In our imperfect system where lawmakers are lawbreakers, we, being private citizens, must stand up to power and wield our own free speech to make decisions and influence the outcome. This is the Cancel Culture phenomenon, one in which regular people have the ability to reach above the conflicted rulers of our capitalist democracy and use their voice to affect real and immediate change without ever having to resort to violence. Some people resent Cancel Culture, and they do so because it has the audacity to draw a line and to decide when someone has gone too far and deserves to be silenced.
Cancel Culture emerges as a necessary remedy to lawlessness. The general American public does not wield a gavel or create laws but instead use our iPhone to create the political agenda for our public servants. We have the power to inspire change, create movements, and draw our individual lines, answering the question individually: where does free speech go too far? Cancel Culture becomes productive and essential as it exposes dangerous liars who, in spreading disinformation, encourage violence against those they oppose. In so doing, Cancel Culture serves the cause of creating the political climate, the free speech our founders envisioned.

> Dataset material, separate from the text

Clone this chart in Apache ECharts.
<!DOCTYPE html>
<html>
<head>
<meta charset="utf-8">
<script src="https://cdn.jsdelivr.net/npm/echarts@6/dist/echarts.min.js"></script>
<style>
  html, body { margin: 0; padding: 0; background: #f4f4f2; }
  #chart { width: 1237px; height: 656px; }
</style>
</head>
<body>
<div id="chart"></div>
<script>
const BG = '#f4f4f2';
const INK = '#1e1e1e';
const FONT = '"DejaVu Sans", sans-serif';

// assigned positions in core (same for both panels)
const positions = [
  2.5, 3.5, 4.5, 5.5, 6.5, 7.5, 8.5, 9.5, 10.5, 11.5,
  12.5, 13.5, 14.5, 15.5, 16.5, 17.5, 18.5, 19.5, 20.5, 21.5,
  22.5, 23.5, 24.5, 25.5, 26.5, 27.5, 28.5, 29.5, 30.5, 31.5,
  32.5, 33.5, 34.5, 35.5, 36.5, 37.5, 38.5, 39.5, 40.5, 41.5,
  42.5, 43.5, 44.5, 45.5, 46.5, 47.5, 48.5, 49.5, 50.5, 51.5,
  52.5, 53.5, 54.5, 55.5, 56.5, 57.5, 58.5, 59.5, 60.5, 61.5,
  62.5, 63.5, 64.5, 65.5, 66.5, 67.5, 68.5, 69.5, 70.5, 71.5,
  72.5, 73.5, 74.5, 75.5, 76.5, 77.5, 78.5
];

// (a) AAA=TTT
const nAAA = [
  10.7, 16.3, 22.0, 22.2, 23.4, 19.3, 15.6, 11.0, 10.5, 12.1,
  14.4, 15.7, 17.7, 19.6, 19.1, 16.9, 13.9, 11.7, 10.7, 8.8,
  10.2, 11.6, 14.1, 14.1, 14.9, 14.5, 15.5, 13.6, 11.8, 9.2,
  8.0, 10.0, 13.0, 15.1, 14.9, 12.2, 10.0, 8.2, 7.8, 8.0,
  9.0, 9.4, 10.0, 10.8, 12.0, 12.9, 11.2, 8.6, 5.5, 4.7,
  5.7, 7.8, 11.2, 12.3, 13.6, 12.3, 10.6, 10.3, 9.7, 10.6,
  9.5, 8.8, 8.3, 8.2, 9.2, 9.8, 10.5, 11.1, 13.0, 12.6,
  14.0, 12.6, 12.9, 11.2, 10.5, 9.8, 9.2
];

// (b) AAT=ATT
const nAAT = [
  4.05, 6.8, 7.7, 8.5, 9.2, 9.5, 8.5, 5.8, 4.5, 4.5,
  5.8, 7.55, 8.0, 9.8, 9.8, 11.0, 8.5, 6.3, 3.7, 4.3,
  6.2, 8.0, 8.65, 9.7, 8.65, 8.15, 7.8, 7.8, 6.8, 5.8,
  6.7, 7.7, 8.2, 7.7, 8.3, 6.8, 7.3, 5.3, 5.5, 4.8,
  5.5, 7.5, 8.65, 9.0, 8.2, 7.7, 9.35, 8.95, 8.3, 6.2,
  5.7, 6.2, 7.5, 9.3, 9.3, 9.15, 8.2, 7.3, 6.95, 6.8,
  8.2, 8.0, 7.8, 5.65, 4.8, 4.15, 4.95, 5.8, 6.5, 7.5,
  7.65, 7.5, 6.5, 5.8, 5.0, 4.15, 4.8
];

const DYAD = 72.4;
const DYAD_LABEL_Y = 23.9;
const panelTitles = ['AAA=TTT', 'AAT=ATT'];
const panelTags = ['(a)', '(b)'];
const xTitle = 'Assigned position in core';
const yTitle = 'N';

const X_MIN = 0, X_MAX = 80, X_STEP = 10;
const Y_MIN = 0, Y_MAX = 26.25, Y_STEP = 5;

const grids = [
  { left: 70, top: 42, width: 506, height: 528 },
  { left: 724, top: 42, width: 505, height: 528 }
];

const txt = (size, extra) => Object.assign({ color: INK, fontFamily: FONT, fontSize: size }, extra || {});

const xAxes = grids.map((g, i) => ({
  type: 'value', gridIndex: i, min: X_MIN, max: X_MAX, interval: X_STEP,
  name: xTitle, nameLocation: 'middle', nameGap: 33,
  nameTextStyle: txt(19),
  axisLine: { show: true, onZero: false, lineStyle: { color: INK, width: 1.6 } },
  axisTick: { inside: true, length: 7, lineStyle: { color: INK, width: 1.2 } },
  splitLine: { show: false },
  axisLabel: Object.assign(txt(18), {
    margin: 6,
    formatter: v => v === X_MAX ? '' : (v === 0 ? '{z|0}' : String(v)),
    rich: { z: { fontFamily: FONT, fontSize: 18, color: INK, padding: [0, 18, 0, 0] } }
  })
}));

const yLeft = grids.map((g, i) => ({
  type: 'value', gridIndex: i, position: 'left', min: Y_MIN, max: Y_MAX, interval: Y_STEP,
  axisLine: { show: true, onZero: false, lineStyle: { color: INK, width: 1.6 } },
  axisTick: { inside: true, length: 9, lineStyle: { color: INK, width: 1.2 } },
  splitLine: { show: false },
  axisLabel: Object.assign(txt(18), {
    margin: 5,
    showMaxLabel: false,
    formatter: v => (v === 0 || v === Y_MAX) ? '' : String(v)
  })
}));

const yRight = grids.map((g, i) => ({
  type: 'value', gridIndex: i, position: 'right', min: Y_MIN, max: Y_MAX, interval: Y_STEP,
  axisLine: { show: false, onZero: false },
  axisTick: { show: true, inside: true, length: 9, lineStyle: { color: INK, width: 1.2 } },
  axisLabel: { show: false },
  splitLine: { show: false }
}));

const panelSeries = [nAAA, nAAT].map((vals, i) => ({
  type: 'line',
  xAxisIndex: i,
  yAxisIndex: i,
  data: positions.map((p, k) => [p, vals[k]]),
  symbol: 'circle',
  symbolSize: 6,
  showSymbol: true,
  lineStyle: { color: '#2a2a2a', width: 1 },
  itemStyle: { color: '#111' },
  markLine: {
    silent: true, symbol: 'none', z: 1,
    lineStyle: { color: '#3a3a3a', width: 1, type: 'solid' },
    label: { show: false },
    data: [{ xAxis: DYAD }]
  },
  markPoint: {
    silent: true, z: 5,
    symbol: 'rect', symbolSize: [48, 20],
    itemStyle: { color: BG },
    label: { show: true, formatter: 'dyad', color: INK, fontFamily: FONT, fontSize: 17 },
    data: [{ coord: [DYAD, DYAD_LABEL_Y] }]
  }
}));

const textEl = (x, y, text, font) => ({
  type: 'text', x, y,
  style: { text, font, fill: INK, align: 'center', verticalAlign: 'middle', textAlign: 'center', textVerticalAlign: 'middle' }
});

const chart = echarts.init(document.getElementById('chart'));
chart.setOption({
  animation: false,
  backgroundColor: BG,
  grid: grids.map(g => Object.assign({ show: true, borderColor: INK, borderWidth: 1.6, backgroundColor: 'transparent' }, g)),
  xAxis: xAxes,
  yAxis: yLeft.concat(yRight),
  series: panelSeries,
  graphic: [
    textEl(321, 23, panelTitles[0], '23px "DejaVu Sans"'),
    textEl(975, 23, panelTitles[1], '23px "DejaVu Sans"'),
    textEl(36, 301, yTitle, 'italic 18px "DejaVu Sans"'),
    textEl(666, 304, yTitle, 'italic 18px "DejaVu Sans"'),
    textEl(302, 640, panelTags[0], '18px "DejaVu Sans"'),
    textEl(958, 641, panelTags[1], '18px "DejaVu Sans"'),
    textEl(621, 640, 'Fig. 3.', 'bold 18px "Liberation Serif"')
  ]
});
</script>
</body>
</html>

Only six Republicans crossing party lines voted that Trump’s second impeachment should proceed to trial, and only saw seven Republicans in the Senate voted to convict. The rest are small-minded cowards whose vision does not extend past their own immediate self-interest to reach for the universal ideals of a country seeking greatness. And so the cancellation of Trump’s will be left to the people who will shun his already tarnished brand and push corporations and local governments to scuttle their affiliation with his name. Cancel culture to the rescue!